Example: Mom and Pop have a small business which sponsors a solo 401(k) plan. Mom and Pop have employed their 18-year old son Junior as a part-time worker, starting in 2019. Junior works the following hours for Mom and Pop when he is not attending college: 2019-750 hours; 2020- 850 hours; 2021-800 hours; 2022-925 hours; and 2023-550 hours. Prior to the SECURE
Act change, Junior would not be considered an employee, since he had not worked at least 1,000 in any calendar year. Now, because of the new rules, Junior would be treated as an employee as of January 1, 2024, because he had three consecutive years when he worked at least 500 hours for Mom and Pop. Accordingly,  Mom and Pop’s business could not continue to sponsor the solo 401(k) plan after 2023.

Example: Steve works from home as an accountant. Steve sponsors a solo 401(k) plan. Steve also operates a separate investment advisory business which has two other employees besides himself. Because Steve owns the controlling interest in both businesses, the investment advisory businesses employees are considered Steve’s employees for his accounting business. Steve will not be able to continue with his solo 401(k) plan.

  • Annual Contribution Limits: The sponsor of a solo 401(k) plan is both the employer and the employee. This permits the owner to make both elective deferrals and deductible employer contributions. However, there are three different solo 401(k) contribution limits. (i) the annual elective deferral cannot exceed $19,500 (plus an additional $6,500 ‘catch up’ contribution if the owner is over age 50); (ii) the annual employer contribution is limited to 25% of compensation for a corporation, and for unincorporated business, the 25% limitation equates to 20% of adjusted net earnings, i.e. the net earnings from self-employment decreased by the deduction for the self-employment tax); and (iii) the overall annual limit on combined elective deferrals and employer contributions is $58,000 for 2021 (or $64,500 if the over 50-years ‘catch-up’ contribution is made.)

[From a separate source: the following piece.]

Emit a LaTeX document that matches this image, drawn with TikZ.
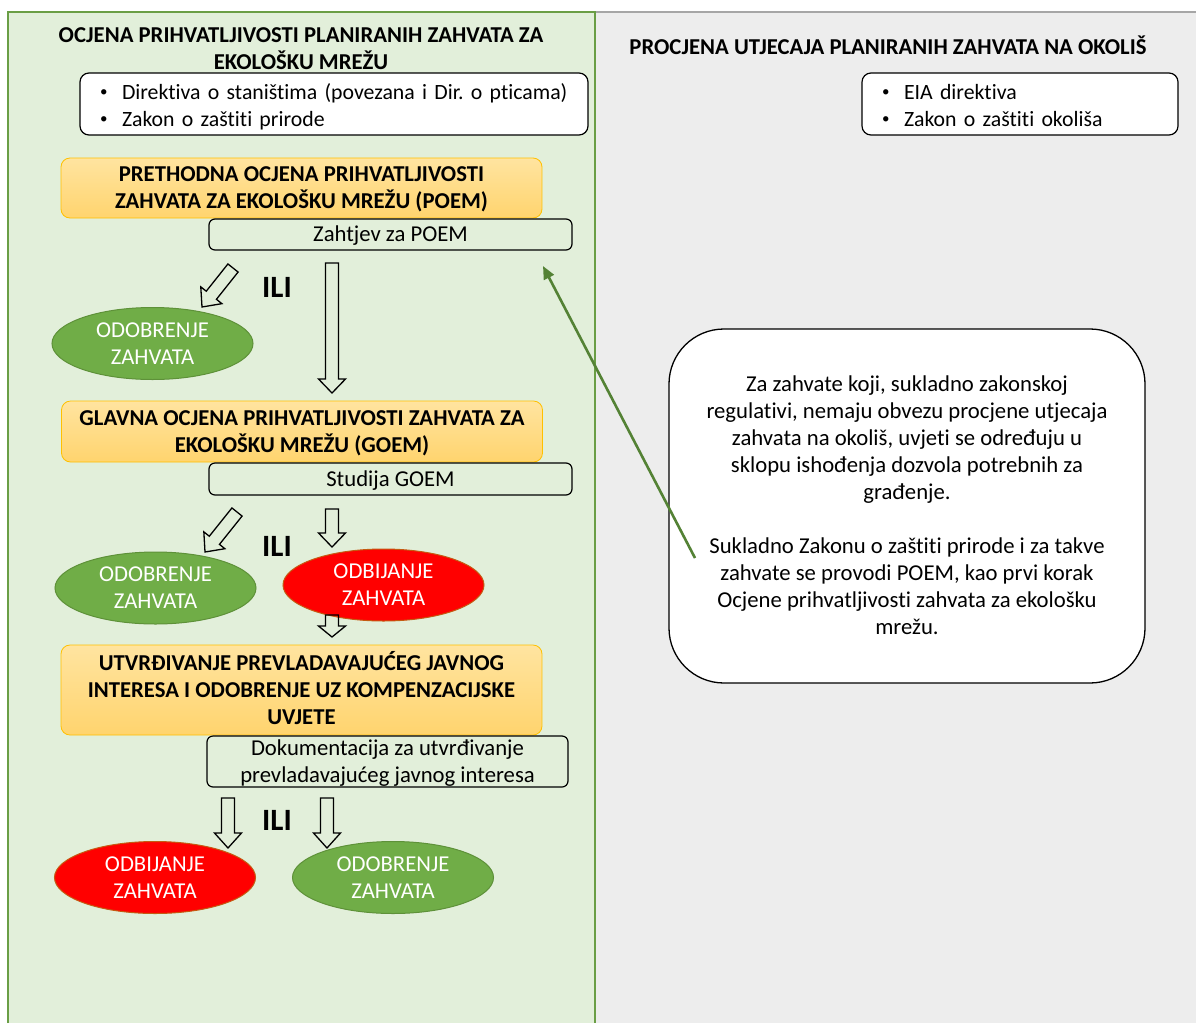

Example: Shelly, age 44,  works for her employer and participates in its 401(k) plan. Shelly also operates a side-business on the weekends and she sponsors her own solo 401(k) plan. For 2021, the maximum amount of combined elective deferrals is $19,500.

  • Miscellaneous Audit Inquiries: Other topics on which the IRS might audit solo 401(k) plans might include: (i) has Form 5500-EZ been filed, if plan assets have exceeded $250,000? ; (ii) is the plan operating in accordance with the qualified plan document? And (iii) is the qualified plan document updated to account for the law changes which seem to occur annually?

Conclusion: Businesses that sponsor solo 401(k) plans have now been given a warning from the IRS that they are targeted for audits in the next few years. Sponsors of such plans need to take steps to ensure that their plans comply with the few requirements that they must satisfy.